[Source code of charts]
****************

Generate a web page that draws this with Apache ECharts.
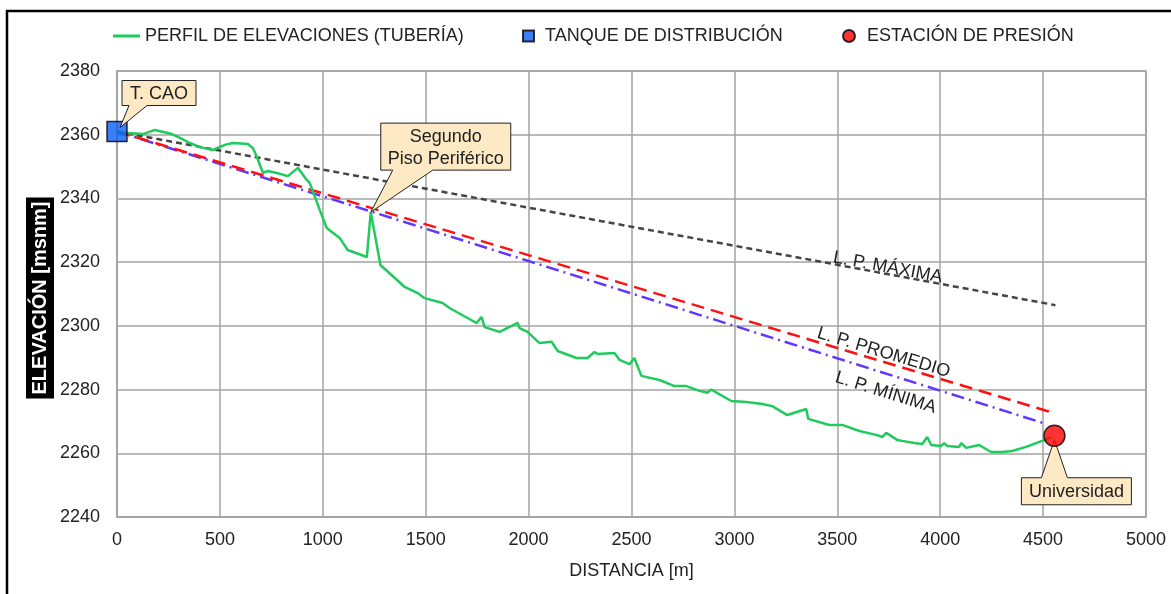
<!DOCTYPE html>
<html><head><meta charset="utf-8">
<script src="https://cdn.jsdelivr.net/npm/echarts@6/dist/echarts.min.js"></script>
<style>html,body{margin:0;padding:0;background:#fff}#c{width:1171px;height:594px}</style>
</head><body><div id="c"></div>
<script>
// ---- data ----
const distancia = [0, 53, 126, 184, 267, 306, 354, 403, 466, 524, 563, 636, 660, 680, 709, 733, 777, 830, 879, 922, 937, 985, 1019, 1082, 1121, 1214, 1233, 1280, 1398, 1461, 1495, 1582, 1616, 1747, 1771, 1786, 1859, 1947, 1956, 1995, 2053, 2112, 2141, 2233, 2286, 2320, 2335, 2417, 2442, 2490, 2514, 2548, 2636, 2709, 2767, 2830, 2869, 2888, 2985, 3058, 3136, 3184, 3257, 3349, 3359, 3461, 3524, 3607, 3694, 3718, 3738, 3791, 3815, 3874, 3913, 3937, 3956, 4005, 4019, 4034, 4092, 4102, 4126, 4189, 4247, 4301, 4349, 4417, 4495, 4540];
const elevacion = [2361, 2360.5, 2360.2, 2361.5, 2360.2, 2359, 2357.4, 2356.1, 2355.2, 2356.8, 2357.4, 2357.1, 2355.8, 2353, 2348, 2348.6, 2348, 2347, 2349.6, 2345.8, 2344.8, 2336.4, 2330.7, 2327.6, 2323.8, 2321.6, 2335.7, 2319.1, 2312.2, 2310.3, 2308.7, 2307.2, 2305.6, 2300.9, 2302.8, 2299.6, 2298.1, 2300.9, 2299.3, 2298.1, 2294.6, 2295, 2292.1, 2289.9, 2289.9, 2291.8, 2291.2, 2291.5, 2289.3, 2288, 2289.9, 2284.3, 2283, 2281.1, 2281.1, 2279.6, 2279, 2280, 2276.4, 2276.1, 2275.5, 2274.8, 2272, 2273.9, 2270.8, 2268.9, 2268.9, 2267, 2265.7, 2265.1, 2266.4, 2264.2, 2263.9, 2263.2, 2262.9, 2265.1, 2262.6, 2262.3, 2263.2, 2262.3, 2262, 2263.2, 2261.7, 2262.6, 2260.4, 2260.4, 2260.7, 2262, 2263.9, 2265];
const lpMaximaX = [0, 4560];
const lpMaximaY = [2361, 2306.5];
const lpPromedioX = [0, 4560];
const lpPromedioY = [2361, 2272.5];
const lpMinimaX = [0, 4500];
const lpMinimaY = [2361, 2269.5];
const tanque = [[0, 2361]];
const estacion = [[4555, 2265.5]];
const segundoPiso = [1233, 2335.7];
const xAxisTicks = [0, 5000, 500];   // min, max, interval
const yAxisTicks = [2240, 2380, 20];
const seriesNames = ['PERFIL DE ELEVACIONES (TUBERÍA)', 'TANQUE DE DISTRIBUCIÓN', 'ESTACIÓN DE PRESIÓN', 'L. P. MÁXIMA', 'L. P. PROMEDIO', 'L. P. MÍNIMA'];

const zip = (xs, ys) => xs.map((x, i) => [x, ys[i]]);
const FONT = 'Liberation Sans, Arial, sans-serif';
const FS = 18;
const TXT = '#222';
const GRIDC = '#a3a3a3';

const chart = echarts.init(document.getElementById('c'));
const legendText = { fontFamily: FONT, fontSize: FS, color: TXT };
const option = {
  animation: false,
  backgroundColor: '#fff',
  grid: { left: 117, right: 25, top: 71, bottom: 77, show: true, borderColor: GRIDC, borderWidth: 1.5, backgroundColor: 'transparent' },
  legend: [
    { data: [{ name: seriesNames[0], icon: 'rect' }], left: 113, top: 27, padding: 0, itemWidth: 27, itemHeight: 3, textStyle: legendText },
    { data: [{ name: seriesNames[1], icon: 'rect' }], left: 522, top: 27, padding: 0, itemWidth: 11, itemHeight: 11, textStyle: Object.assign({ padding: [0, 0, 0, 6] }, legendText) },
    { data: [{ name: seriesNames[2], icon: 'circle' }], left: 842, top: 27, padding: 0, itemWidth: 12, itemHeight: 12, textStyle: Object.assign({ padding: [0, 0, 0, 7] }, legendText) }
  ],
  xAxis: {
    type: 'value', min: xAxisTicks[0], max: xAxisTicks[1], interval: xAxisTicks[2],
    name: 'DISTANCIA [m]', nameLocation: 'middle', nameGap: 45,
    nameTextStyle: { fontFamily: FONT, fontSize: FS, color: TXT },
    axisLine: { show: true, lineStyle: { color: GRIDC, width: 1.5 } },
    axisTick: { show: false },
    axisLabel: { fontFamily: FONT, fontSize: FS, color: TXT, margin: 14, formatter: v => String(v) },
    splitLine: { show: true, lineStyle: { color: GRIDC, width: 1.5 } }
  },
  yAxis: {
    type: 'value', min: yAxisTicks[0], max: yAxisTicks[1], interval: yAxisTicks[2],
    axisLine: { show: true, lineStyle: { color: GRIDC, width: 1.5 } },
    axisTick: { show: false },
    axisLabel: { fontFamily: FONT, fontSize: FS, color: TXT, margin: 17, formatter: v => String(v) },
    splitLine: { show: true, lineStyle: { color: GRIDC, width: 1.5 } }
  },
  series: [
    { name: seriesNames[0], type: 'line', data: zip(distancia, elevacion), symbol: 'none', z: 4,
      lineStyle: { color: '#1fcb5c', width: 2.5 }, itemStyle: { color: '#1fcb5c' } },
    { name: seriesNames[3], type: 'line', data: zip(lpMaximaX, lpMaximaY), symbol: 'none', z: 3,
      lineStyle: { color: '#454545', width: 2.5, type: [6, 4] } },
    { name: seriesNames[4], type: 'line', data: zip(lpPromedioX, lpPromedioY), symbol: 'none', z: 3,
      lineStyle: { color: '#ff1010', width: 2.5, type: [13, 7] } },
    { name: seriesNames[5], type: 'line', data: zip(lpMinimaX, lpMinimaY), symbol: 'none', z: 2,
      lineStyle: { color: '#6236ff', width: 2.5, type: [13, 5, 2, 5] } },
    { name: seriesNames[1], type: 'scatter', data: tanque, symbol: 'rect', symbolSize: 20, z: 6,
      itemStyle: { color: '#0b5ef2', borderColor: '#000', borderWidth: 1.5 } },
    { name: seriesNames[2], type: 'scatter', data: estacion, symbol: 'circle', symbolSize: 21, z: 12,
      itemStyle: { color: '#ff0000', borderColor: '#000', borderWidth: 1.5 } }
  ]
};
chart.setOption(option);

const px = p => chart.convertToPixel({ gridIndex: 0 }, p);
const BUB = { fill: '#fde9c3', stroke: '#222', lineWidth: 1 };

function bubble(anchor, dx, dy, w, h, side, b1, b2, tdx, tdy, lines, z) {
  const [ax, ay] = px(anchor);
  const L = ax + dx, T = ay + dy, R = L + w, B = T + h;
  const tip = [ax + tdx, ay + tdy];
  let pts;
  if (side === 'bottom') pts = [[L, T], [R, T], [R, B], [ax + b2, B], tip, [ax + b1, B], [L, B]];
  else pts = [[L, T], [ax + b1, T], tip, [ax + b2, T], [R, T], [R, B], [L, B]];
  const els = [{ type: 'polygon', z: z, shape: { points: pts }, style: BUB }];
  const lh = 22;
  const cy = (T + B) / 2 - (lines.length - 1) * lh / 2 + 1;
  lines.forEach((t, i) => els.push({ type: 'text', z: z + 1, style: { text: t, x: (L + R) / 2, y: cy + i * lh, align: 'center', verticalAlign: 'middle', textAlign: 'center', textVerticalAlign: 'middle', font: FS + 'px ' + FONT, fill: TXT } }));
  return els;
}

function lineLabel(xs, ys, at, text) {
  const a = px([xs[0], ys[0]]), b = px([xs[1], ys[1]]);
  const ang = Math.atan2(b[1] - a[1], b[0] - a[0]);
  const p = px(at);
  return { type: 'text', z: 8, x: p[0], y: p[1], rotation: -ang,
    style: { text: text, x: 0, y: 0, align: 'center', verticalAlign: 'middle', textAlign: 'center', textVerticalAlign: 'middle', font: FS + 'px ' + FONT, fill: TXT } };
}

const pTop = px([xAxisTicks[0], yAxisTicks[1]]), pBot = px([xAxisTicks[0], yAxisTicks[0]]);
const graphics = [
  { type: 'rect', z: 20, silent: true, shape: { x: 7, y: 11, width: 1175, height: 600 }, style: { fill: 'none', stroke: '#000', lineWidth: 2.5 } },
  { type: 'text', z: 8, x: pTop[0] - 77, y: (pTop[1] + pBot[1]) / 2 + 4, rotation: Math.PI / 2,
    style: { text: 'ELEVACIÓN [msnm]', x: 0, y: 0, align: 'center', verticalAlign: 'middle', textAlign: 'center', textVerticalAlign: 'middle',
      font: 'bold 20px ' + FONT, fill: '#fff', backgroundColor: '#000', padding: [5, 4, 3, 4] } },
  ...bubble(tanque[0], 5, -51, 74, 25, 'bottom', 12, 30, 3, -4, ['T. CAO'], 9),
  ...bubble(segundoPiso, 10, -89, 130, 47, 'bottom', 22, 62, 0, 0, ['Segundo', 'Piso Periférico'], 9),
  ...bubble(estacion[0], -33, 42, 110, 27, 'top', -13, 13, 0, 4, ['Universidad'], 9),
  lineLabel(lpMaximaX, lpMaximaY, [3745, 2318.3], seriesNames[3]),
  lineLabel(lpPromedioX, lpPromedioY, [3725, 2291.6], seriesNames[4]),
  lineLabel(lpMinimaX, lpMinimaY, [3735, 2279], seriesNames[5])
];
chart.setOption({ graphic: graphics });
</script>
</body></html>
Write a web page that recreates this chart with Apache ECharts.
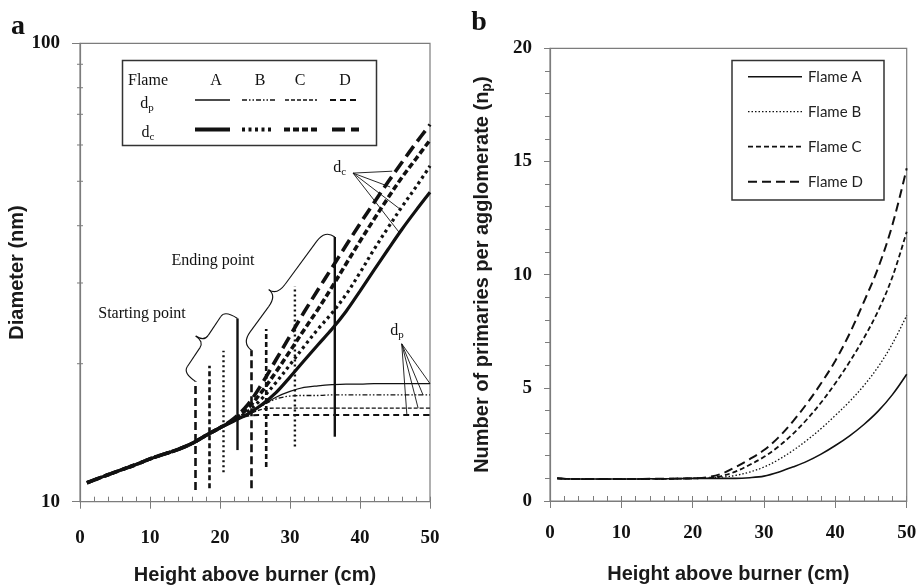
<!DOCTYPE html>
<html><head><meta charset="utf-8">
<script src="https://cdn.jsdelivr.net/npm/echarts@6/dist/echarts.min.js"></script>
<style>html,body{margin:0;padding:0;background:#fff}#c{width:920px;height:588px}</style>
</head><body><div id="c"></div>
<script>
// ---------- Panel a: diameters (nm) vs height above burner (cm) ----------
const heightA = [1,2,4,6,8,10,12,14,16,18,20,22,24,26,28,30,32,34,36,38,40,42,44,46,48,50];
const dpFlameA = [11.0,11.15,11.45,11.75,12.05,12.4,12.7,13.0,13.4,13.95,14.5,15.0,15.55,16.2,16.9,17.4,17.75,17.9,18.0,18.05,18.05,18.1,18.1,18.1,18.1,18.1];
const dpFlameB = [11.0,11.15,11.45,11.75,12.05,12.4,12.7,13.0,13.4,13.95,14.5,15.0,15.55,16.2,16.75,17.0,17.05,17.05,17.1,17.1,17.1,17.1,17.1,17.1,17.1,17.1];
const dpFlameC = [11.0,11.15,11.45,11.75,12.05,12.4,12.7,13.0,13.4,13.95,14.5,15.0,15.5,15.9,16.0,16.0,16.0,16.0,16.0,16.0,16.0,16.0,16.0,16.0,16.0,16.0];
const dpFlameD = [11.0,11.15,11.45,11.75,12.05,12.4,12.7,13.0,13.4,13.95,14.5,15.0,15.4,15.45,15.45,15.45,15.45,15.45,15.45,15.45,15.45,15.45,15.45,15.45,15.45,15.45];
const dcFlameA = [11.0,11.15,11.45,11.75,12.05,12.4,12.7,13.0,13.4,13.95,14.5,15.0,15.55,16.3,17.3,18.7,20.3,22.0,23.8,26.0,28.8,32.0,35.5,39.3,43.2,47.3];
const dcFlameB = [11.0,11.15,11.45,11.75,12.05,12.4,12.7,13.0,13.4,13.95,14.5,15.05,15.75,16.8,18.2,19.9,21.8,23.8,25.8,28.3,31.6,35.5,39.6,44.0,48.6,54.0];
const dcFlameC = [11.0,11.15,11.45,11.75,12.05,12.4,12.7,13.0,13.4,13.95,14.5,15.1,16.0,17.4,19.2,21.3,23.7,26.3,29.4,33.0,37.0,41.3,46.0,51.0,56.0,61.5];
const dcFlameD = [11.0,11.15,11.45,11.75,12.05,12.4,12.7,13.0,13.4,13.95,14.5,15.2,16.3,18.1,20.4,23.0,25.9,29.0,32.4,36.2,40.4,44.9,49.8,55.0,60.6,66.5];
// starting / ending point markers (flames A, B, C, D)
const startX    = [22.5, 20.5, 18.5, 16.5];
const startLow  = [12.96, 11.6, 10.7, 10.6];
const startHigh = [25.1, 21.35, 19.8, 18.3];
const endX      = [36.4, 30.7, 26.6, 24.5];
const endLow    = [13.86, 13.2, 11.9, 10.7];
const endHigh   = [37.8, 29.5, 23.8, 21.4];
const yTicksA = [10, 100];
const yMinorA = [20, 30, 40, 50, 60, 70, 80, 90];

// ---------- Panel b: number of primaries per agglomerate ----------
const heightB = [1,2,4,6,8,10,12,14,16,18,20,22,24,26,28,30,32,34,36,38,40,42,44,46,48,50];
const npFlameA = [1.0,0.98,0.97,0.97,0.97,0.97,0.97,0.98,0.98,0.99,1.0,1.0,1.0,1.0,1.03,1.1,1.27,1.5,1.75,2.07,2.45,2.88,3.38,3.97,4.7,5.6];
const npFlameB = [1.0,0.98,0.97,0.97,0.97,0.97,0.97,0.98,0.98,0.99,1.0,1.01,1.05,1.13,1.28,1.5,1.82,2.22,2.68,3.2,3.78,4.4,5.1,5.93,6.95,8.2];
const npFlameC = [1.0,0.98,0.97,0.97,0.97,0.97,0.97,0.98,0.98,0.99,1.0,1.02,1.1,1.3,1.6,1.95,2.4,2.95,3.6,4.35,5.2,6.15,7.2,8.4,9.9,11.9];
const npFlameD = [1.0,0.98,0.97,0.97,0.97,0.97,0.97,0.98,0.98,0.99,1.0,1.05,1.2,1.5,1.85,2.25,2.8,3.5,4.3,5.2,6.2,7.4,8.8,10.3,12.2,14.7];
const flameNames = ['Flame A', 'Flame B', 'Flame C', 'Flame D'];

const INK = '#111';
const AXIS = '#7c7c7c';
const SERIF = "'Liberation Serif', 'DejaVu Serif', serif";
const SANS = "'Liberation Sans', Arial, sans-serif";

const pairs = (xs, ys) => xs.map((x, i) => [x, ys[i]]);

function curve(name, xs, ys, width, dash, xi, yi, z) {
  return {
    name, type: 'line', xAxisIndex: xi, yAxisIndex: yi, data: pairs(xs, ys),
    symbol: 'none', smooth: 0.35, z: z || 3, silent: true,
    lineStyle: { color: INK, width, type: dash || 'solid' }
  };
}
function vmark(x, lo, hi, width, dash) {
  return {
    type: 'line', xAxisIndex: 0, yAxisIndex: 0, data: [[x, lo], [x, hi]],
    symbol: 'none', z: 5, silent: true,
    lineStyle: { color: INK, width, type: dash || 'solid' }
  };
}

const dpStyles = [[1.3, 'solid'], [1.3, [5, 2, 1.5, 2, 1.5, 2]], [1.4, [4, 2]], [2.0, [6, 4]]];
const dcStyles = [[3.2, 'solid'], [3.2, [3, 3.5]], [3.6, [6, 3]], [3.6, [13, 6]]];
const markStyles = [[2.4, 'solid'], [2.4, [2, 3]], [2.6, [5, 3]], [2.6, [8, 4]]];
const npStyles = [[1.6, 'solid'], [1.3, [1.5, 2]], [1.8, [5, 3]], [2.0, [9, 5]]];

const dpData = [dpFlameA, dpFlameB, dpFlameC, dpFlameD];
const dcData = [dcFlameA, dcFlameB, dcFlameC, dcFlameD];
const npData = [npFlameA, npFlameB, npFlameC, npFlameD];

const series = [];
dpData.forEach((d, i) => series.push(curve('dp ' + flameNames[i], heightA, d, dpStyles[i][0], dpStyles[i][1], 0, 0)));
dcData.forEach((d, i) => series.push(curve('dc ' + flameNames[i], heightA, d, dcStyles[i][0], dcStyles[i][1], 0, 0, 4)));
startX.forEach((x, i) => series.push(vmark(x, startLow[i], startHigh[i], markStyles[i][0], markStyles[i][1])));
endX.forEach((x, i) => series.push(vmark(x, endLow[i], endHigh[i], markStyles[i][0], markStyles[i][1])));
npData.forEach((d, i) => series.push(curve(flameNames[i], heightB, d, npStyles[i][0], npStyles[i][1], 2, 1)));

const tickLabel = { fontFamily: SERIF, fontWeight: 'bold', fontSize: 19, color: INK };
const nameStyle = { fontFamily: SANS, fontWeight: 'bold', fontSize: 20, color: '#1a1a1a' };

const option = {
  animation: false,
  backgroundColor: '#fff',
  grid: [
    { left: 80, right: 490, top: 43.3, bottom: 86.3, outerBoundsMode: 'none', containLabel: false,
      show: true, borderColor: AXIS, borderWidth: 1.2, backgroundColor: 'transparent' },
    { left: 550, right: 13.3, top: 48.3, bottom: 87, outerBoundsMode: 'none', containLabel: false,
      show: true, borderColor: AXIS, borderWidth: 1.2, backgroundColor: 'transparent' }
  ],
  xAxis: [
    { type: 'value', gridIndex: 0, position: 'bottom', min: 0, max: 50, interval: 10,
      axisLine: { lineStyle: { color: AXIS, width: 1.2 } },
      axisTick: { length: 7, lineStyle: { color: AXIS } },
      axisLabel: Object.assign({ margin: 27 }, tickLabel), splitLine: { show: false },
      name: 'Height above burner (cm)', nameLocation: 'middle', nameGap: 64, nameTextStyle: nameStyle },
    { type: 'value', gridIndex: 0, position: 'bottom', min: 0, max: 50, interval: 2,
      axisLine: { show: false }, axisLabel: { show: false }, splitLine: { show: false },
      axisTick: { inside: true, length: 5, lineStyle: { color: AXIS } } },
    { type: 'value', gridIndex: 1, position: 'bottom', min: 0, max: 50, interval: 10,
      axisLine: { lineStyle: { color: AXIS, width: 1.2 } },
      axisTick: { length: 7, lineStyle: { color: AXIS } },
      axisLabel: Object.assign({ margin: 23 }, tickLabel), splitLine: { show: false },
      name: 'Height above burner (cm)', nameLocation: 'middle', nameGap: 63, nameTextStyle: nameStyle },
    { type: 'value', gridIndex: 1, position: 'bottom', min: 0, max: 50, interval: 2,
      axisLine: { show: false }, axisLabel: { show: false }, splitLine: { show: false },
      axisTick: { inside: true, length: 5, lineStyle: { color: AXIS } } }
  ],
  yAxis: [
    { type: 'log', logBase: 10, gridIndex: 0, min: yTicksA[0], max: yTicksA[1],
      axisLine: { show: true, lineStyle: { color: AXIS, width: 1.2 } },
      axisTick: { show: true, length: 8, lineStyle: { color: AXIS } },
      minorTick: { show: false },
      axisLabel: Object.assign({ margin: 20 }, tickLabel), splitLine: { show: false },
      name: 'Diameter (nm)', nameLocation: 'middle', nameGap: 33, nameRotate: 90, nameTextStyle: nameStyle },
    { type: 'value', gridIndex: 1, min: 0, max: 20, interval: 5,
      axisLine: { show: true, lineStyle: { color: AXIS, width: 1.2 } },
      axisTick: { show: true, length: 6, lineStyle: { color: AXIS } },
      minorTick: { show: true, splitNumber: 5, length: 5, lineStyle: { color: AXIS } },
      axisLabel: Object.assign({ margin: 18 }, tickLabel), splitLine: { show: false }, minorSplitLine: { show: false },
      name: '{m|Number of primaries per agglomerate (n}{s|p}{m|)}', nameLocation: 'middle', nameGap: 56, nameRotate: 90,
      nameTextStyle: Object.assign({}, nameStyle, { rich: {
        m: { fontFamily: SANS, fontWeight: 'bold', fontSize: 20, color: '#1a1a1a' },
        s: { fontFamily: SANS, fontWeight: 'bold', fontSize: 14, color: '#1a1a1a', padding: [10, 0, 0, 0] } } }) }
  ],
  series
};

const chart = echarts.init(document.getElementById('c'));
chart.setOption(option);

// ---------- annotations (positioned through the panel-a scales) ----------
const P = (x, y) => chart.convertToPixel({ xAxisIndex: 0, yAxisIndex: 0 }, [x, y]);
const g = [];
const line = (x1, y1, x2, y2, w, dash, color) => g.push({ type: 'line', z: 50, silent: true,
  shape: { x1, y1, x2, y2 }, style: { stroke: color || INK, lineWidth: w, lineDash: dash || null } });
const text = (x, y, t, opts) => g.push({ type: 'text', z: 50, silent: true, x, y,
  style: Object.assign({ text: t, fill: INK, align: 'center', verticalAlign: 'middle', font: '16px ' + SERIF }, opts || {}) });
const quad = (a, c, b) => g.push({ type: 'bezierCurve', z: 50, silent: true,
  shape: { x1: a[0], y1: a[1], x2: b[0], y2: b[1], cpx1: c[0], cpy1: c[1] }, style: { fill: null, stroke: INK, lineWidth: 1.1 } });

// minor ticks of log axis
yMinorA.forEach(v => { const p = P(0, v); line(p[0] - 3, p[1], p[0] + 3, p[1], 1, null, AXIS); });

// curly brace from lower point a to upper point b, opening towards the upper-left
function brace(a, b, h, k, tipAt) {
  const dx = b[0] - a[0], dy = b[1] - a[1];
  const L = Math.sqrt(dx * dx + dy * dy);
  const u = [dx / L, dy / L], n = [u[1], -u[0]];
  const pt = (s, t) => [a[0] + u[0] * s * L + n[0] * t, a[1] + u[1] * s * L + n[1] * t];
  const m = tipAt;
  quad(pt(0, 0), pt(0, h), pt(0.1, h));
  line(...pt(0.1, h), ...pt(m - 0.1, h), 1.1);
  quad(pt(m - 0.1, h), pt(m, h), pt(m, h + k));
  quad(pt(m, h + k), pt(m, h), pt(m + 0.1, h));
  line(...pt(m + 0.1, h), ...pt(0.9, h), 1.1);
  quad(pt(0.9, h), pt(1, h), pt(1, 0));
}
brace(P(startX[3], startHigh[3]), P(startX[0], startHigh[0]), 15, 10, 0.5);
brace(P(endX[3], endHigh[3]), P(endX[0], endHigh[0]), 12, 10, 0.42);

let p = P(8.86, 25.7); text(p[0], p[1], 'Starting point');
p = P(19.0, 33.6); text(p[0], p[1], 'Ending point');

const richSub = { d: { font: '16px ' + SERIF, fill: INK },
                  s: { font: '11px ' + SERIF, fill: INK, padding: [9, 0, 0, 0] } };
const subText = (x, y, t) => g.push({ type: 'text', z: 50, silent: true, x, y,
  style: { text: t, rich: richSub, align: 'center', verticalAlign: 'middle' } });
p = P(37.1, 53.6); subText(p[0], p[1], '{d|d}{s|c}');
p = P(45.3, 23.6); subText(p[0], p[1], '{d|d}{s|p}');

const dcLeaderFrom = [39.0, 52.1];
const dcLeaderTo = [[44.6, 52.6], [44.3, 48.6], [45.7, 43.5], [45.7, 38.5]];
const dpLeaderFrom = [45.96, 22.1];
const dpLeaderTo = [[50, 18.1], [49, 17.1], [48.3, 16.0], [46.7, 15.45]];
let o = P(dcLeaderFrom[0], dcLeaderFrom[1]);
dcLeaderTo.forEach(t => { const q = P(t[0], t[1]); line(o[0], o[1], q[0], q[1], 0.9); });
o = P(dpLeaderFrom[0], dpLeaderFrom[1]);
dpLeaderTo.forEach(t => { const q = P(t[0], t[1]); line(o[0], o[1], q[0], q[1], 0.9); });

// panel a legend
g.push({ type: 'rect', z: 40, silent: true, shape: { x: 122.5, y: 60.5, width: 254, height: 85 },
  style: { fill: '#fff', stroke: '#333', lineWidth: 1.5 } });
text(148, 81, 'Flame');
['A', 'B', 'C', 'D'].forEach((t, i) => text([216, 260, 300, 345][i], 81, t));
subText(147, 104, '{d|d}{s|p}');
subText(148, 133, '{d|d}{s|c}');
const legX = [[195, 230], [242, 275], [285, 317], [330, 360]];
const legXc = [[195, 230], [242, 273], [284, 320], [332, 359]];
dpStyles.forEach((s, i) => line(legX[i][0], 100, legX[i][1], 100, s[0], Array.isArray(s[1]) ? s[1] : null));
dcStyles.forEach((s, i) => line(legXc[i][0], 129.5, legXc[i][1], 129.5, s[0] + 0.6, Array.isArray(s[1]) ? s[1] : null));

// panel b legend
g.push({ type: 'rect', z: 40, silent: true, shape: { x: 732, y: 60.5, width: 152, height: 139.5 },
  style: { fill: '#fff', stroke: '#333', lineWidth: 1.5 } });
[76.7, 111.7, 146.7, 181.7].forEach((y, i) => {
  line(748, y, 802, y, npStyles[i][0], Array.isArray(npStyles[i][1]) ? npStyles[i][1] : null);
  text(808, y, flameNames[i], { align: 'left', font: "15px Lato, 'Open Sans', sans-serif", fill: '#222' });
});

// panel letters
text(18, 27, 'a', { font: 'bold 28px ' + SERIF, align: 'center' });
text(479, 23, 'b', { font: 'bold 28px ' + SERIF, align: 'center' });

chart.setOption({ graphic: g });
</script>
</body></html>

****************

▸ WHAT TO WORK ON
Give only the number of lines in the listing above that include the string "this".

▸ ANSWER
2